What Goes Into a Per-Order Labor Cost Calculation?

One of our readers recently sent in the following question regarding per-order labor costs and how to calculate them: “Do the labor costs relate only to pickers and packers of the orders? What about management? How many levels of management, if there is more than one level in the facility? And janitorial labor, especially if that consists of in-house employees? The possible combinations of what constitutes per-order labor are phenomenal in number, and vary dramatically from one facility to the next.”

Distribution expert Stephen Harris, principal of Harris & Harris Consulting in Lincoln, VT, has kindly provided this answer:

The per-order labor cost is a simple calculation that divides all of your direct warehouse labor (salaries, benefits, bonuses, vacation compensation, and any other incentive programs) of all of the employees in the warehouse, from management and supervisors down through temps, and divides that figure by the number of orders fulfilled per year. You can shorten the time frame to monthly or weekly to examine what happens to this cost during busy periods. This includes janitorial expenses, kitting labor, labor associated with multiple touches of your product, labor to move items between warehouses, and so forth.

What it does not include are rent, common area maintenance charges (grass cutting, snow removal, exterior building maintenance), mortgage payments, utilities, taxes, or the labor costs of anybody in the “front of house,” such as marketing, merchandising, and contact center staff and sales, administration, and executive management. These employees are treated by this calculation as “indirect labor costs,” which can be another useful measurement.

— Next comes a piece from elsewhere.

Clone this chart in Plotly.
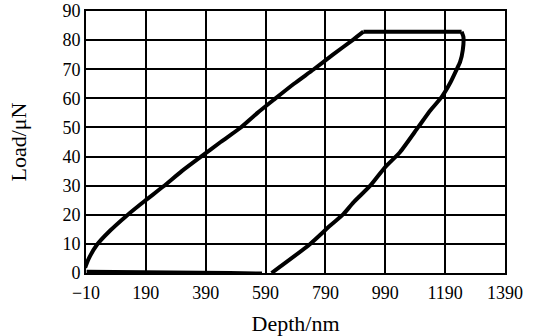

Like all statistics in fulfillment, such a number as per-order labor cost has real meaning only when compiled by the same organization over time, as a means of verifying the impact of cost-cutting initiatives or as a long-term method to evaluate productivity. Comparing this calculation before and after installing a conveying or sortation system, or before and after a warehouse relocation, can be very instructive. It can also be useful to get your warehouse staff sensitized to this measurement and its impact on profitability. As a way of comparing one company to another, the statistic must take into account the level of automation; storage and retrieval technologies; size, weight, and complexity of product; and the volume of orders.